投資の考え方がグローバル化した現代では、投資家は日本に限らず、様々な投資をすることができます。
不動産に関して言えば、世界的な投資家は、幾つかの判断基準に照らし合わせてグローバルな視野で投資物件を決定します。
・カントリーリスク(自然災害・政治的安定性など)
・マーケット透明性
・ボラティリティ(振れ幅、利益・損の想定)
・成長性
・為替動向
・賃料動向 その他
しかしながら、このような総合的な判断は一般の投資家にはできません。
なぜ、こんな話をしたかというと、「世界的な投資家」がターゲットにするような不動産を選ぶことができれば投資の成功確率がアップするからです。なにも海外不動産への投資をおすすめするわけではありません。日本国内で、海外投資家が目を付けそうな物件を選べば良いのです。
ひとつの考え方の例として東京を基準(100)とした2つの指標を見てみましょう。
高級マンション価格指数
これは、ハイグレードマンションの価格を東京を100として指数化したものです(図1参照)。香港が非常に高いことが目につきますが、これは、香港の地政学的特徴によるもので、開発できるエリアが著しく限られていることに起因します。香港・ロンドンを別にすれば、東京の価格水準が高いことがわかります。 このなかで大阪は、東京の60%弱の価格水準となっています。
高級マンション賃料指数
こちらを見るとニューヨークやロンドンの賃料が非常に高いことがわかります(図2参照)。反対に、上海や台北は価格の割に賃料がそれほど高くありません。そして、大阪の賃料指数は東京の80%ほどになっています。
東京 価格 100 賃料 100
大阪 価格 57.0 賃料 78.8
仮定の話になりますが、東京で1億円の物件の賃料が年間400万円、同じ広さの物件が大阪では、5,700万円で購入でき賃料が年間315万円入るということになります。
この指標だけで投資先を選ぶということではありませんが、この指標を見る限り、マンションに投資をする場合、東京に比べて大阪の投資効率(利回り)が良いということに繋がります。
東京・大阪について書きましたので、大阪のマーケットについて少し触れておきましょう。
大阪のマーケット
1991年のバブル崩壊以降、在阪の大企業の本社機能は東京へ移転することになります。それによって大阪のオフィスマーケットは冬の時代を迎え、不動産マーケット自体が、外からの需要が少ない非常にドメスティックなマーケットになってしまいます。

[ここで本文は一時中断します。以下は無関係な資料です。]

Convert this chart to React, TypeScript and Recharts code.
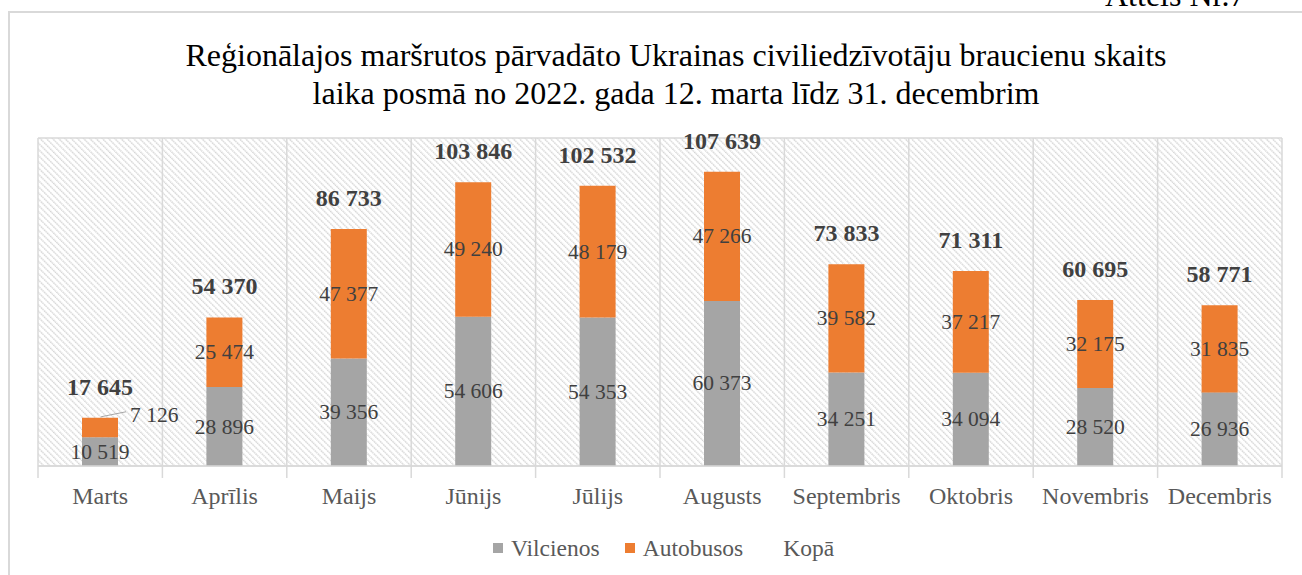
import { Bar, BarChart, CartesianGrid, LabelList, XAxis, YAxis } from 'recharts';

const months = ['Marts', 'Aprīlis', 'Maijs', 'Jūnijs', 'Jūlijs', 'Augusts', 'Septembris', 'Oktobris', 'Novembris', 'Decembris'];
const vilcienos = [10519, 28896, 39356, 54606, 54353, 60373, 34251, 34094, 28520, 26936];
const autobusos = [7126, 25474, 47377, 49240, 48179, 47266, 39582, 37217, 32175, 31835];
const kopa = [17645, 54370, 86733, 103846, 102532, 107639, 73833, 71311, 60695, 58771];
const yTicks = [0, 20000, 40000, 60000, 80000, 100000, 120000];

const data = months.map((month, i) => ({
  month,
  vilcienos: vilcienos[i],
  autobusos: autobusos[i],
  kopa: kopa[i]
}));

const SERIF = '"Liberation Serif", "Times New Roman", serif';
const GRAY = '#a5a5a5';
const ORANGE = '#ed7d31';
const GRID = '#d9d9d9';
const W = 1302;
const H = 575;
const M = { top: 138, right: 20, bottom: 79, left: 38 };
const STEP = (W - M.left - M.right) / months.length;

const fmt = (v: number) => String(v).replace(/\B(?=(\d{3})+(?!\d))/g, ' ');

function MonthTick(props: any) {
  const { x, y, payload, index } = props;
  const left = x - STEP / 2;
  return (
    <g>
      <line x1={left} x2={left} y1={y} y2={y + 12} stroke={GRID} strokeWidth={1.5} />
      {index === months.length - 1 && <line x1={x + STEP / 2} x2={x + STEP / 2} y1={y} y2={y + 12} stroke={GRID} strokeWidth={1.5} />}
      <text x={x} y={y + 30} textAnchor="middle" dominantBaseline="central" fill="#595959" fontSize={24} fontFamily={SERIF}>
        {payload.value}
      </text>
    </g>
  );
}

function GrayLabel(props: any) {
  const { x, y, width, height, value } = props;
  return (
    <text x={x + width / 2} y={y + height / 2} textAnchor="middle" dominantBaseline="central" fill="#404040" fontSize={21.5} fontFamily={SERIF}>
      {fmt(value)}
    </text>
  );
}

function OrangeLabel(props: any) {
  const { x, y, width, height, value } = props;
  if (height < 30) {
    // too small to hold the number: put it outside with a leader line
    return (
      <g>
        <path d={`M${x + width * 0.53},${y - 1} L${x + width + 8},${y - 6}`} stroke="#a6a6a6" fill="none" />
        <text x={x + width + 12} y={y - 3} dominantBaseline="central" fill="#404040" fontSize={21.5} fontFamily={SERIF}>
          {fmt(value)}
        </text>
      </g>
    );
  }
  return (
    <text x={x + width / 2} y={y + height / 2} textAnchor="middle" dominantBaseline="central" fill="#404040" fontSize={21.5} fontFamily={SERIF}>
      {fmt(value)}
    </text>
  );
}

function TotalLabel(props: any) {
  const { x, y, width, value } = props;
  return (
    <text x={x + width / 2} y={y - 31} textAnchor="middle" dominantBaseline="central" fill="#404040" fontSize={24} fontWeight="bold" fontFamily={SERIF}>
      {fmt(value)}
    </text>
  );
}

export default function App() {
  return (
    <div style={{ position: 'absolute', left: 0, top: 0, width: W, height: H, overflow: 'hidden', background: '#fff', fontFamily: SERIF }}>
      <div style={{ position: 'absolute', left: 1105, top: -21, fontSize: 32, lineHeight: 1, color: '#000', whiteSpace: 'nowrap' }}>Attēls Nr.7</div>
      <div style={{ position: 'absolute', left: 8, top: 11, width: W + 20, height: H + 20, border: `2px solid ${GRID}`, boxSizing: 'border-box' }} />
      <div style={{ position: 'absolute', left: 0, width: 1352, top: 36, textAlign: 'center', fontSize: 32, lineHeight: '38px', color: '#000', whiteSpace: 'nowrap' }}>
        <div>Reģionālajos maršrutos pārvadāto Ukrainas civiliedzīvotāju braucienu skaits</div>
        <div>laika posmā no 2022. gada 12. marta līdz 31. decembrim</div>
      </div>
      <div style={{ position: 'absolute', left: 0, top: 0 }}>
        <BarChart width={W} height={H} data={data} margin={M} barSize={36}>
          <defs>
            <pattern id="hatch" patternUnits="userSpaceOnUse" width="4.4" height="4.4" patternTransform="rotate(-45)">
              <rect width="4.4" height="4.4" fill="#ffffff" />
              <line x1="0.7" y1="0" x2="0.7" y2="4.4" stroke="#d4d4d4" strokeWidth="1.4" strokeDasharray="1.6 0.6" />
            </pattern>
          </defs>
          <CartesianGrid
            fill="url(#hatch)"
            stroke={GRID}
            strokeWidth={1.5}
            verticalCoordinatesGenerator={({ offset }: any) =>
              Array.from({ length: months.length + 1 }, (_, i) => offset.left + (i * offset.width) / months.length)
            }
          />
          <XAxis
            dataKey="month"
            height={30}
            tickSize={0}
            tickMargin={0}
            tickLine={false}
            axisLine={{ stroke: GRID, strokeWidth: 1.5 }}
            tick={<MonthTick />}
            interval={0}
          />
          <YAxis width={0} domain={[0, 120000]} ticks={yTicks} tick={false} axisLine={false} tickLine={false} />
          <Bar dataKey="vilcienos" stackId="a" fill={GRAY} isAnimationActive={false}>
            <LabelList dataKey="vilcienos" content={<GrayLabel />} />
          </Bar>
          <Bar dataKey="autobusos" stackId="a" fill={ORANGE} isAnimationActive={false}>
            <LabelList dataKey="autobusos" content={<OrangeLabel />} />
            <LabelList dataKey="kopa" content={<TotalLabel />} />
          </Bar>
        </BarChart>
      </div>
      <div style={{ position: 'absolute', top: 534, left: 493, display: 'flex', alignItems: 'center', fontSize: 23.5, color: '#595959', lineHeight: '28px', whiteSpace: 'nowrap' }}>
        <span style={{ width: 10, height: 10, background: GRAY, display: 'inline-block', marginRight: 8 }} />
        <span style={{ marginRight: 25 }}>Vilcienos</span>
        <span style={{ width: 10, height: 10, background: ORANGE, display: 'inline-block', marginRight: 8 }} />
        <span style={{ marginRight: 40 }}>Autobusos</span>
        <span>Kopā</span>
      </div>
    </div>
  );
}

ところが、観光立国政策によって、大阪にも多くの観光客が押し寄せることになります。
大阪万博誘致・IR誘致など「新しい大阪」を目指す方向性や、大阪駅北ヤードのような「大規模都市再開発」による変化は、投資家にとって興味深いところです。
投資すべきエリアは限定的
プロの投資家が国内の不動産に投資する場合にどの都市を選ぶのか? その際に彼らが考えるのは、都市のポテンシャルと個別物件のポテンシャルです。単に利回りが高くても都市や物件のポテンシャルが低ければ投資としての安定性に不安があります。
ですので、東京圏のように市街化集積地がいくつもある都市は例外として、インバウンドも含め、プロの投資家が購入を希望するエリアは、「大都市の中心部およびその周辺」が多くなります。

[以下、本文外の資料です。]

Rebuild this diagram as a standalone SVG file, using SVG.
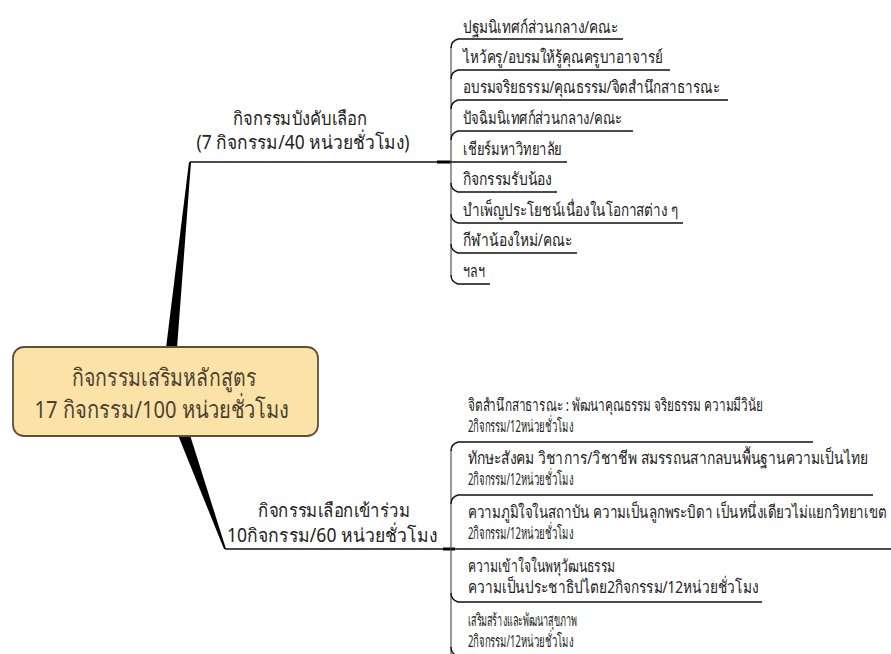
<svg xmlns="http://www.w3.org/2000/svg" width="891" height="654" viewBox="0 0 891 654">
<style>
text{font-family:"Noto Sans","DejaVu Sans",sans-serif;fill:#222}
.c{font-size:24px;fill:#4a4030;text-anchor:middle}
.b{font-size:19px;text-anchor:middle}
.l{font-size:17px}
.ul{fill:none;stroke:#111;stroke-width:1.4}
.sp{fill:none;stroke:#555;stroke-width:1.2}
.br{fill:none;stroke:#111;stroke-width:1.5}
</style>
<rect width="891" height="654" fill="#fff"/>
<g id="connectors">
<polygon points="166,348 177,348 191,162 189,162" fill="#000"/>
<polygon points="178,435 190,435 226,549 224,549" fill="#000"/>
<line class="br" x1="190" y1="162" x2="451" y2="162"/>
<line x1="437" y1="162" x2="451" y2="162" stroke="#000" stroke-width="3"/>
<line class="br" x1="225" y1="549" x2="451" y2="549"/>
<line x1="443" y1="549" x2="455" y2="549" stroke="#000" stroke-width="3"/>
<line class="sp" x1="451" y1="47" x2="451" y2="276"/>
<line class="sp" x1="451" y1="450" x2="451" y2="654"/>
</g>
<g id="root">
<rect x="13" y="347" width="305" height="89" rx="11" fill="#FBE3A8" stroke="#5e5038" stroke-width="1.8"/>
<text class="c" x="164" y="386" textLength="185" lengthAdjust="spacingAndGlyphs">กิจกรรมเสริมหลักสูตร</text>
<text class="c" x="162" y="418" textLength="255" lengthAdjust="spacingAndGlyphs">17 กิจกรรม/100 หน่วยชั่วโมง</text>
</g>
<g id="branch-required">
<text class="b" x="300" y="125" textLength="135" lengthAdjust="spacingAndGlyphs">กิจกรรมบังคับเลือก</text>
<text class="b" x="303" y="149" textLength="213" lengthAdjust="spacingAndGlyphs">(7 กิจกรรม/40 หน่วยชั่วโมง)</text>
</g>
<g id="branch-elective">
<text class="b" x="334" y="517" textLength="152" lengthAdjust="spacingAndGlyphs">กิจกรรมเลือกเข้าร่วม</text>
<text class="b" x="332" y="542" textLength="210" lengthAdjust="spacingAndGlyphs">10กิจกรรม/60 หน่วยชั่วโมง</text>
</g>
<g id="r1"><path class="ul" d="M451,48 Q451,41 458,39 H623"/><text class="l" x="463" y="33" textLength="155" lengthAdjust="spacingAndGlyphs">ปฐมนิเทศก์ส่วนกลาง/คณะ</text></g>
<g id="r2"><path class="ul" d="M451,79 Q451,72 458,70 H670"/><text class="l" x="463" y="63" textLength="200" lengthAdjust="spacingAndGlyphs">ไหว้ครู/อบรมให้รู้คุณครูบาอาจารย์</text></g>
<g id="r3"><path class="ul" d="M451,109 Q451,102 458,100 H728"/><text class="l" x="463" y="93" textLength="257" lengthAdjust="spacingAndGlyphs">อบรมจริยธรรม/คุณธรรม/จิตสำนึกสาธารณะ</text></g>
<g id="r4"><path class="ul" d="M451,140 Q451,133 458,131 H633"/><text class="l" x="463" y="124" textLength="159" lengthAdjust="spacingAndGlyphs">ปัจฉิมนิเทศก์ส่วนกลาง/คณะ</text></g>
<g id="r5"><path class="ul" d="M451,162 H567"/><text class="l" x="463" y="155" textLength="99" lengthAdjust="spacingAndGlyphs">เชียร์มหาวิทยาลัย</text></g>
<g id="r6"><path class="ul" d="M451,183 Q451,190 458,192 H557"/><text class="l" x="463" y="185" textLength="89" lengthAdjust="spacingAndGlyphs">กิจกรรมรับน้อง</text></g>
<g id="r7"><path class="ul" d="M451,214 Q451,221 458,223 H683"/><text class="l" x="463" y="216" textLength="215" lengthAdjust="spacingAndGlyphs">บำเพ็ญประโยชน์เนื่องในโอกาสต่าง ๆ</text></g>
<g id="r8"><path class="ul" d="M451,244 Q451,251 458,253 H577"/><text class="l" x="463" y="246" textLength="109" lengthAdjust="spacingAndGlyphs">กีฬาน้องใหม่/คณะ</text></g>
<g id="r9"><path class="ul" d="M451,275 Q451,282 458,284 H490"/><text class="l" x="463" y="277" textLength="22" lengthAdjust="spacingAndGlyphs">ฯลฯ</text></g>
<g id="e1"><path class="ul" d="M451,451 Q451,444 458,442 H813"/><text class="l" x="468" y="411" textLength="295" lengthAdjust="spacingAndGlyphs">จิตสำนึกสาธารณะ : พัฒนาคุณธรรม จริยธรรม ความมีวินัย</text><text class="l" x="468" y="432" textLength="105" lengthAdjust="spacingAndGlyphs">2กิจกรรม/12หน่วยชั่วโมง</text></g>
<g id="e2"><path class="ul" d="M451,504 Q451,497 458,495 H873"/><text class="l" x="468" y="464" textLength="400" lengthAdjust="spacingAndGlyphs">ทักษะสังคม  วิชาการ/วิชาชีพ สมรรถนสากลบนพื้นฐานความเป็นไทย</text><text class="l" x="468" y="485" textLength="105" lengthAdjust="spacingAndGlyphs">2กิจกรรม/12หน่วยชั่วโมง</text></g>
<g id="e3"><path class="ul" d="M451,549 H891"/><text class="l" x="468" y="518" textLength="419" lengthAdjust="spacingAndGlyphs">ความภูมิใจในสถาบัน  ความเป็นลูกพระบิดา เป็นหนึ่งเดียวไม่แยกวิทยาเขต</text><text class="l" x="468" y="539" textLength="105" lengthAdjust="spacingAndGlyphs">2กิจกรรม/12หน่วยชั่วโมง</text></g>
<g id="e4"><path class="ul" d="M451,593 Q451,600 458,602 H762"/><text class="l" x="468" y="572" textLength="147" lengthAdjust="spacingAndGlyphs">ความเข้าใจในพหุวัฒนธรรม</text><text class="l" x="468" y="593" textLength="290" lengthAdjust="spacingAndGlyphs">ความเป็นประชาธิปไตย2กิจกรรม/12หน่วยชั่วโมง</text></g>
<g id="e5"><path class="ul" d="M451,647 Q451,654 458,656 H580"/><text class="l" x="468" y="626" textLength="109" lengthAdjust="spacingAndGlyphs">เสริมสร้างและพัฒนาสุขภาพ</text><text class="l" x="468" y="647" textLength="105" lengthAdjust="spacingAndGlyphs">2กิจกรรม/12หน่วยชั่วโมง</text></g>
</svg>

特にオフィス・商業系ビルや分譲マンションに投資をする場合は、市街地のコアエリアを外さない方が賢明でしょう。
また、アパート等の賃貸住宅についても、各大都市への通勤圏内を外さないほうが無難です。賃貸需要が限定される郊外部の案件は賃貸収入の安定性に不安要素があるからです。
いずれにしても賃貸需要が将来にわたって安定的であるか否かが投資物件を選ぶ際には重要なファクターになります。
不動産投資は安定収入を得ることがひとつの目的です。プロの投資家が目を付けそうな物件を、利回りだけでなく、物件周辺のエリアや都市の特性や成長性、賃貸市場の安定性、個別物件の特性などから総合的に判断し、先を見据えた投資物件の選択を考えてください。
※本記事は2020年10月に掲載されたもので、その時点の法令等に則って書かれています。